#### Data supplied
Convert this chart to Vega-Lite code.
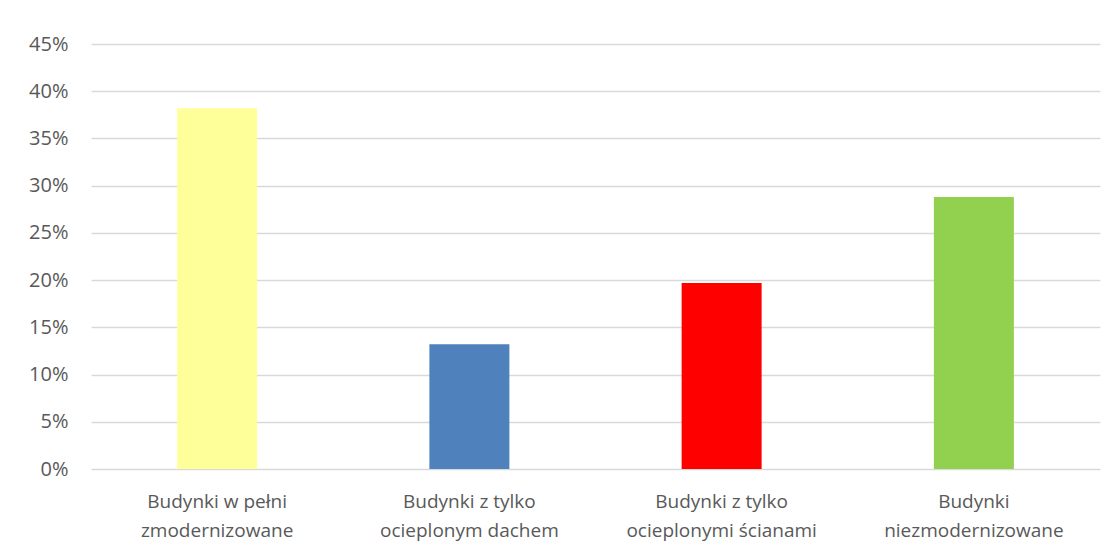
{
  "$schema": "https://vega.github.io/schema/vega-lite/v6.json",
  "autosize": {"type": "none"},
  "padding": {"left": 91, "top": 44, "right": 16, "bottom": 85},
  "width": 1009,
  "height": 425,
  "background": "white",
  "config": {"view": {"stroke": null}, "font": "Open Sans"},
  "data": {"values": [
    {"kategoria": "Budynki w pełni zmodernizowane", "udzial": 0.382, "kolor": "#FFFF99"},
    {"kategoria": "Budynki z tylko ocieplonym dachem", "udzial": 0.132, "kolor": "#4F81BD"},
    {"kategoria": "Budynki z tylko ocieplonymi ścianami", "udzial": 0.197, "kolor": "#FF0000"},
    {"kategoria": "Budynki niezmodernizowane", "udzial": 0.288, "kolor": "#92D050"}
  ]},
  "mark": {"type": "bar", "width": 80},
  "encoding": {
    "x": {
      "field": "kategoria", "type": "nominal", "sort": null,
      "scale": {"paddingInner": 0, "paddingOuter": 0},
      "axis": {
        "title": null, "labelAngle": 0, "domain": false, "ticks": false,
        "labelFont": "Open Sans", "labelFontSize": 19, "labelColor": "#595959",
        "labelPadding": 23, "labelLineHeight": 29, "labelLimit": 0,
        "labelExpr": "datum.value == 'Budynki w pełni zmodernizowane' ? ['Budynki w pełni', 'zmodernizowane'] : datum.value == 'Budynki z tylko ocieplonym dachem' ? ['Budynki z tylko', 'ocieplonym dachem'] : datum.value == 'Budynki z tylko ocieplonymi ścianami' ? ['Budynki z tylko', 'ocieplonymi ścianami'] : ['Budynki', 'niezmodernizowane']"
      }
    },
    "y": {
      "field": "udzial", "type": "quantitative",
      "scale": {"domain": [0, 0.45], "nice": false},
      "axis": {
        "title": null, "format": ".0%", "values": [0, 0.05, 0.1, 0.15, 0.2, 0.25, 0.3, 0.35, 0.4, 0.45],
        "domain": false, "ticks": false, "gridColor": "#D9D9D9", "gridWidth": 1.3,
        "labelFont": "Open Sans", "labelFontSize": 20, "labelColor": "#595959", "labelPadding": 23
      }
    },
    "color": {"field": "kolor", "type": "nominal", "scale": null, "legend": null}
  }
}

==

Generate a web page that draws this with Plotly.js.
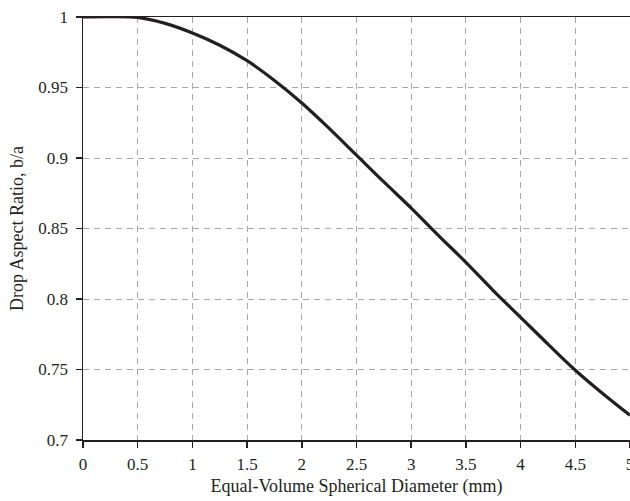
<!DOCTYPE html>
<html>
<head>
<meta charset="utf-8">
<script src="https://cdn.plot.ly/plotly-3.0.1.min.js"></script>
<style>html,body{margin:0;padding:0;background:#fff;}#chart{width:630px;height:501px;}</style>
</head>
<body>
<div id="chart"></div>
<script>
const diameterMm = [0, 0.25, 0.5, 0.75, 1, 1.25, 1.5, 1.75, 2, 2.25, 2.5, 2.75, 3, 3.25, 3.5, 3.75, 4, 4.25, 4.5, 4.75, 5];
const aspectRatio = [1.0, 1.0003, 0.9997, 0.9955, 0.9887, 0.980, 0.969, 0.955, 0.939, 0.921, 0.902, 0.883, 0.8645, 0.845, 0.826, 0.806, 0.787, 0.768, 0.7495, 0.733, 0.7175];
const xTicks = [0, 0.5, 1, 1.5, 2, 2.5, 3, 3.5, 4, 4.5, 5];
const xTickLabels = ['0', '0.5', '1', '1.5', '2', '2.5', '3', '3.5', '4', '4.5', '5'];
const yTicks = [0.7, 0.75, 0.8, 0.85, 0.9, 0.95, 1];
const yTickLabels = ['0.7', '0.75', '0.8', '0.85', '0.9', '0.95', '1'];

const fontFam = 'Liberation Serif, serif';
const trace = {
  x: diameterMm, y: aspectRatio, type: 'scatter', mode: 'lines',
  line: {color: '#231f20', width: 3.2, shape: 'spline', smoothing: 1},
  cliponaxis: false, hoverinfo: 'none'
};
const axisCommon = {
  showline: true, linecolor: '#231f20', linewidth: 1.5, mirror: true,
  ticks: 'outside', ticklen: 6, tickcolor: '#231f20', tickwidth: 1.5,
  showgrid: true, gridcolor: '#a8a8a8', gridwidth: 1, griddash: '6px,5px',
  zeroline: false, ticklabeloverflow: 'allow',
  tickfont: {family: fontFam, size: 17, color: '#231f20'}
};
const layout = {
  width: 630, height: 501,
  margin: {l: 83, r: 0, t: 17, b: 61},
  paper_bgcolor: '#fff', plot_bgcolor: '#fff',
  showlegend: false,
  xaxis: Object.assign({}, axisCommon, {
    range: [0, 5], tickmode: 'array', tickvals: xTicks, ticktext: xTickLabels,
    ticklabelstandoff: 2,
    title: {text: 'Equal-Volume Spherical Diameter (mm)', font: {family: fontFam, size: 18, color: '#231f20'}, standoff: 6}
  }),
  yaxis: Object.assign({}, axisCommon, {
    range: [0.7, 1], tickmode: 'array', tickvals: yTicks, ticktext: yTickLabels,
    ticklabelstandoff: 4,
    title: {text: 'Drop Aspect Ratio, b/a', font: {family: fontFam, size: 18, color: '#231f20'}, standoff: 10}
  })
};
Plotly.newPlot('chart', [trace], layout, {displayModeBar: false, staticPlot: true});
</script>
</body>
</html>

* * *

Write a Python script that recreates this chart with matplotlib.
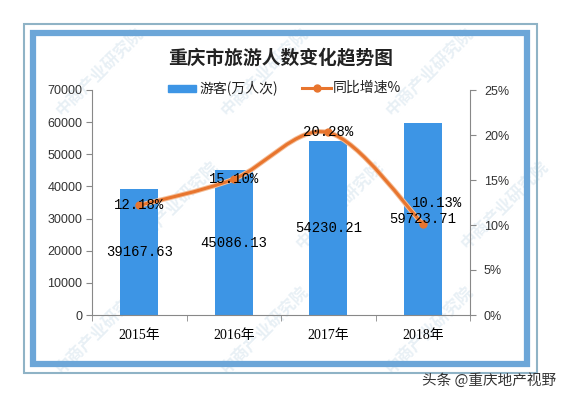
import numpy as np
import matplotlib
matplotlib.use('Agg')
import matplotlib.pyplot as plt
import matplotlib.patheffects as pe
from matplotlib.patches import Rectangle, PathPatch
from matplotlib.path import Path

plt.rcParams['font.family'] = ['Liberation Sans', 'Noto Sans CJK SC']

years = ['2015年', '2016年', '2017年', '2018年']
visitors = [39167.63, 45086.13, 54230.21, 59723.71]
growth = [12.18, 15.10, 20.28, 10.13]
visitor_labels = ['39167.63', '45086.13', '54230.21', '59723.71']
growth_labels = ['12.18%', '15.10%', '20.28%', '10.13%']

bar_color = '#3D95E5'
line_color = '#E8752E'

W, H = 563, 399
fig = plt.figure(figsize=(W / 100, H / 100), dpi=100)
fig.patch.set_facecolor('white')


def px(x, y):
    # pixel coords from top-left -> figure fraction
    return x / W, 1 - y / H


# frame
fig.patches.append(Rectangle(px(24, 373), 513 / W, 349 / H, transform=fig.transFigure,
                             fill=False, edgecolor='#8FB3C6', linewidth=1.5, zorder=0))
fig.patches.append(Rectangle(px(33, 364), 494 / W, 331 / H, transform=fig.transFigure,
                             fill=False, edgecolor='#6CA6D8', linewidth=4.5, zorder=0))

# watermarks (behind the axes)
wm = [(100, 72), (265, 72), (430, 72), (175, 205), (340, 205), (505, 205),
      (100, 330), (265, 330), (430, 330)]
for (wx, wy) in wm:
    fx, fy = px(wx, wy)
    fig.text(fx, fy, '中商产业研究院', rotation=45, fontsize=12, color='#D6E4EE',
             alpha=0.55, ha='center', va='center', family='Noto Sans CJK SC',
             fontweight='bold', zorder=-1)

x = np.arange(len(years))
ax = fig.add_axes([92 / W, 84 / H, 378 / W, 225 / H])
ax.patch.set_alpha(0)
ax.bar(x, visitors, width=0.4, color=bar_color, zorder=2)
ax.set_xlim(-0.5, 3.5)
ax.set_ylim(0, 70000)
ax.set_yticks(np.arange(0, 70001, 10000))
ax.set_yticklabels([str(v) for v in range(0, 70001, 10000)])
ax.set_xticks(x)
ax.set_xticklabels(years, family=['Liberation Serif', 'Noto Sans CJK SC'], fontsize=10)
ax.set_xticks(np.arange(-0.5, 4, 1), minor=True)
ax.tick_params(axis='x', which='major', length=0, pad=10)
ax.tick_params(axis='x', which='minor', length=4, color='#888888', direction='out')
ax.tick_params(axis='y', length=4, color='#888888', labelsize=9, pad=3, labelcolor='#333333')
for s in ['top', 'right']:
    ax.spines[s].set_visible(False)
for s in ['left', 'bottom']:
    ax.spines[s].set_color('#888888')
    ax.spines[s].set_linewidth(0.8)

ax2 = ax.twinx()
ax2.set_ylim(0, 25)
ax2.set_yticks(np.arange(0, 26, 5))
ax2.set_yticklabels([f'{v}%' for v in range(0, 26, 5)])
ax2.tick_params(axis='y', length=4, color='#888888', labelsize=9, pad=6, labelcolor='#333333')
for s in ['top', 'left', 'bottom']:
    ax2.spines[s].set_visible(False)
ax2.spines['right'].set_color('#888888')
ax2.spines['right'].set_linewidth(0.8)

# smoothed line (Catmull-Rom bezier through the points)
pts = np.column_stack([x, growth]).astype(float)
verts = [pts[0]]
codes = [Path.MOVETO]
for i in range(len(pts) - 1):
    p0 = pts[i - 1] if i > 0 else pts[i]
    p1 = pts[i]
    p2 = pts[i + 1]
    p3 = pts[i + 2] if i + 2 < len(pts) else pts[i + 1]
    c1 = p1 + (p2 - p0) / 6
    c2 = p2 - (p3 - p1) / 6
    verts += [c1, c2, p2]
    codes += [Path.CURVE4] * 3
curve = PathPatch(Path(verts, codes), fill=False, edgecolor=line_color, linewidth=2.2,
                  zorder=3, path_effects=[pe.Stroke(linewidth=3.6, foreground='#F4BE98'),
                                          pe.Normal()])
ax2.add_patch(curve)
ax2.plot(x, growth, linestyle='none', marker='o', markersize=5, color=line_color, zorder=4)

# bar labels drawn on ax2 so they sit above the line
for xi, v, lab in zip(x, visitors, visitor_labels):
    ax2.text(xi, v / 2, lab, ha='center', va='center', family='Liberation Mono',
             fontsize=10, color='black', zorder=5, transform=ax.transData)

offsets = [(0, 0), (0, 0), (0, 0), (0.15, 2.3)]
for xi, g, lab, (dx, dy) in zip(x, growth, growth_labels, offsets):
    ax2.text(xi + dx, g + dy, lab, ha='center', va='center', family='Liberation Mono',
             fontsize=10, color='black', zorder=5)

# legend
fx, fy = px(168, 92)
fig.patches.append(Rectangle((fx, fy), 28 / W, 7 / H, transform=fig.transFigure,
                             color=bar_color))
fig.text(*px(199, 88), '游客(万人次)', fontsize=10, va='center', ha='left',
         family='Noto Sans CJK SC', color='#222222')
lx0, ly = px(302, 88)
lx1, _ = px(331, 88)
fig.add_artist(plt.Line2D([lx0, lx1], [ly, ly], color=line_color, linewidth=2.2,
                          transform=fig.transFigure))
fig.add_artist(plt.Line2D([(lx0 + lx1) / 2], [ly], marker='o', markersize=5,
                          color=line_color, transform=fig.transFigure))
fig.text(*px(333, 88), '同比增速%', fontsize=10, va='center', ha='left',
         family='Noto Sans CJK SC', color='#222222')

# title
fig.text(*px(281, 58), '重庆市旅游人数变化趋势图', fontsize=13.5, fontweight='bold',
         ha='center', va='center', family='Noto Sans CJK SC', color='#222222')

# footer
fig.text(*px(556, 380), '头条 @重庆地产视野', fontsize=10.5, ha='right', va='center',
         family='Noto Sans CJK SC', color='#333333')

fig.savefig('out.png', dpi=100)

#### Task to complete
From the entries above, copy each line holding "that".

#### Full answer
Generate a web page that draws this with Plotly.js.
Write a Python script that recreates this chart with matplotlib.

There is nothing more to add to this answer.